[start of Dataset excerpt]
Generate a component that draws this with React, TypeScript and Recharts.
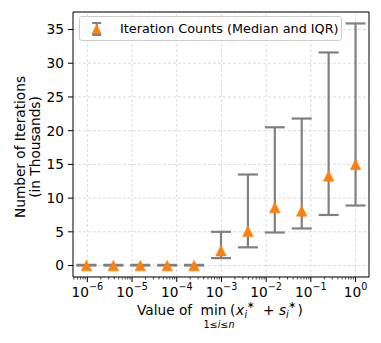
import React from 'react';
import {
  ScatterChart, Scatter, XAxis, YAxis, CartesianGrid, ErrorBar, ReferenceLine, Legend,
} from 'recharts';

// ---- data ----
const xPositions = [9.537e-7, 3.815e-6, 1.526e-5, 6.104e-5, 2.441e-4, 9.766e-4, 3.906e-3, 1.563e-2, 6.25e-2, 0.25, 1];
const medians = [0, 0, 0, 0, 0, 2.2, 5.1, 8.6, 8.1, 13.3, 15.0];
const q1 = [0, 0, 0, 0, 0, 1.1, 2.7, 4.9, 5.5, 7.5, 8.9];
const q3 = [0.1, 0.1, 0.1, 0.1, 0.1, 5.0, 13.5, 20.5, 21.8, 31.6, 35.9];
const xMajorTicks = [1e-6, 1e-5, 1e-4, 1e-3, 1e-2, 1e-1, 1];
const xMajorExponents = ['−6', '−5', '−4', '−3', '−2', '−1', '0'];
const yTicks = [0, 5, 10, 15, 20, 25, 30, 35];
const seriesName = 'Iteration Counts (Median and IQR)';

const X_DOMAIN: [number, number] = [4.77e-7, 1.999];
const Y_DOMAIN: [number, number] = [-1.7, 37.6];

const xMinorTicks: number[] = [];
for (let d = -7; d <= 0; d++) {
  for (let k = 2; k <= 9; k++) {
    const v = k * Math.pow(10, d);
    if (v > X_DOMAIN[0] && v < X_DOMAIN[1]) xMinorTicks.push(v);
  }
}
const allXTicks = [...xMajorTicks, ...xMinorTicks].sort((a, b) => a - b);

const data = xPositions.map((x, i) => ({
  x,
  y: medians[i],
  err: [medians[i] - q1[i], q3[i] - medians[i]],
}));

const FONT = 'DejaVu Sans';
const ORANGE = '#ff7f0e';
const GREY = '#808080';
const GRID = '#d3d3d3';

const Triangle = (props: any) => {
  const { cx, cy } = props;
  if (cx == null || cy == null) return null;
  const h = 5.3;
  return (
    <polygon
      points={`${cx},${cy - h} ${cx - h},${cy + h} ${cx + h},${cy + h}`}
      fill={ORANGE}
      stroke={ORANGE}
      strokeWidth={0.5}
    />
  );
};

const XTick = (props: any) => {
  const { x, y, payload } = props;
  const v = payload.value;
  const idx = xMajorTicks.findIndex((m) => Math.abs(Math.log10(m) - Math.log10(v)) < 1e-6);
  const major = idx >= 0;
  return (
    <g>
      <line x1={x} y1={y} x2={x} y2={y + (major ? 5 : 2.5)} stroke="#000" strokeWidth={major ? 1 : 0.7} />
      {major && (
        <text x={x} y={y + 20} textAnchor="middle" fontFamily={FONT} fontSize={13.7} fill="#000">
          <tspan>10</tspan>
          <tspan dy={-7} fontSize={9.6}>{xMajorExponents[idx]}</tspan>
        </text>
      )}
    </g>
  );
};

const YLabel = () => (
  <g fontFamily={FONT} fontSize={13.7} fill="#000">
    <text x={19.5} y={147} transform="rotate(-90 19.5 147)" textAnchor="middle" dominantBaseline="central" fill="#000">
      Number of Iterations
    </text>
    <text x={35} y={147} transform="rotate(-90 35 147)" textAnchor="middle" dominantBaseline="central" fill="#000">
      (in Thousands)
    </text>
  </g>
);

const XLabel = () => (
  <g fontFamily={FONT} fill="#000">
    <text x={137} y={315} fontSize={13.7} fill="#000">Value of</text>
    <text x={213.5} y={315} fontSize={13.7} textAnchor="middle" fill="#000">min</text>
    <text x={219} y={328} fontSize={9.6} textAnchor="middle" fill="#000">
      1≤<tspan fontStyle="italic">i</tspan>≤<tspan fontStyle="italic">n</tspan>
    </text>
    <text x={230} y={315} fontSize={13.7} fill="#000">(</text>
    <text x={236} y={315} fontSize={13.7} fontStyle="italic" fill="#000">x</text>
    <text x={244.5} y={318} fontSize={9.6} fontStyle="italic" fill="#000">i</text>
    <text x={246.5} y={308} fontSize={9.6} fill="#000">∗</text>
    <text x={263} y={315} fontSize={13.7} fill="#000">+</text>
    <text x={279} y={315} fontSize={13.7} fontStyle="italic" fill="#000">s</text>
    <text x={286} y={318} fontSize={9.6} fontStyle="italic" fill="#000">i</text>
    <text x={288} y={308} fontSize={9.6} fill="#000">∗</text>
    <text x={297.5} y={315} fontSize={13.7} fill="#000">)</text>
  </g>
);

const LegendContent = () => (
  <div
    style={{
      position: 'relative',
      boxSizing: 'border-box',
      width: 263,
      height: 25,
      border: '1px solid #cccccc',
      borderRadius: 3,
      background: 'rgba(255,255,255,0.8)',
      fontFamily: FONT,
    }}
  >
    <svg width={40} height={25} style={{ position: 'absolute', left: -1, top: -1 }}>
      <line x1={17.7} y1={7} x2={17.7} y2={19} stroke={GREY} strokeWidth={2} />
      <line x1={13.2} y1={7} x2={22.2} y2={7} stroke={GREY} strokeWidth={2} />
      <line x1={13.2} y1={19} x2={22.2} y2={19} stroke={GREY} strokeWidth={2} />
      <polygon points="17.7,8 12.7,18 22.7,18" fill={ORANGE} />
    </svg>
    <span
      style={{
        position: 'absolute',
        left: 40,
        top: 0,
        lineHeight: '23px',
        fontSize: 12.8,
        color: '#000',
        whiteSpace: 'nowrap',
      }}
    >
      {seriesName}
    </span>
  </div>
);

export default function App() {
  return (
    <div style={{ position: 'absolute', left: 0, top: 0, width: 381, height: 343, background: '#fff' }}>
      <ScatterChart width={381} height={343} margin={{ top: 12, right: 12, bottom: 0, left: 0 }}>
        <CartesianGrid vertical={false} stroke={GRID} strokeDasharray="3 2" strokeWidth={0.8} />
        {xMajorTicks.map((t) => (
          <ReferenceLine key={`g${t}`} x={t} stroke={GRID} strokeDasharray="3 2" strokeWidth={0.8} />
        ))}
        <XAxis
          type="number"
          dataKey="x"
          scale="log"
          domain={X_DOMAIN}
          allowDataOverflow
          ticks={allXTicks}
          interval={0}
          tickSize={0}
          tickMargin={0}
          tickLine={false}
          tick={<XTick />}
          height={66}
          axisLine={{ stroke: '#000', strokeWidth: 1 }}
          label={<XLabel />}
        />
        <YAxis
          type="number"
          dataKey="y"
          domain={Y_DOMAIN}
          allowDataOverflow
          ticks={yTicks}
          interval={0}
          width={73}
          tickSize={5}
          tickMargin={4}
          tick={{ fontSize: 13.7, fill: '#000', fontFamily: FONT }}
          tickLine={{ stroke: '#000', strokeWidth: 1 }}
          axisLine={{ stroke: '#000', strokeWidth: 1 }}
          label={<YLabel />}
        />
        <ReferenceLine y={Y_DOMAIN[1]} stroke="#000" strokeWidth={1} />
        <ReferenceLine x={X_DOMAIN[1]} stroke="#000" strokeWidth={1} />
        <Legend
          layout="horizontal"
          verticalAlign="middle"
          align="center"
          wrapperStyle={{ position: 'absolute', left: 79, top: 16, width: 263, height: 25 }}
          content={<LegendContent />}
        />
        <Scatter
          name={seriesName}
          data={data}
          shape={<Triangle />}
          isAnimationActive={false}
        >
          <ErrorBar dataKey="err" direction="y" width={10} stroke={GREY} strokeWidth={2.2} />
        </Scatter>
      </ScatterChart>
    </div>
  );
}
[end of Dataset excerpt]
### [The task]
Write out exactly the lines between the start of the data and the line with "const Y_DOMAIN: [number, number]", including both, but none of the pictures.

### [Answer to the task]
Generate a component that draws this with React, TypeScript and Recharts.
import React from 'react';
import {
  ScatterChart, Scatter, XAxis, YAxis, CartesianGrid, ErrorBar, ReferenceLine, Legend,
} from 'recharts';

// ---- data ----
const xPositions = [9.537e-7, 3.815e-6, 1.526e-5, 6.104e-5, 2.441e-4, 9.766e-4, 3.906e-3, 1.563e-2, 6.25e-2, 0.25, 1];
const medians = [0, 0, 0, 0, 0, 2.2, 5.1, 8.6, 8.1, 13.3, 15.0];
const q1 = [0, 0, 0, 0, 0, 1.1, 2.7, 4.9, 5.5, 7.5, 8.9];
const q3 = [0.1, 0.1, 0.1, 0.1, 0.1, 5.0, 13.5, 20.5, 21.8, 31.6, 35.9];
const xMajorTicks = [1e-6, 1e-5, 1e-4, 1e-3, 1e-2, 1e-1, 1];
const xMajorExponents = ['−6', '−5', '−4', '−3', '−2', '−1', '0'];
const yTicks = [0, 5, 10, 15, 20, 25, 30, 35];
const seriesName = 'Iteration Counts (Median and IQR)';

const X_DOMAIN: [number, number] = [4.77e-7, 1.999];
const Y_DOMAIN: [number, number] = [-1.7, 37.6];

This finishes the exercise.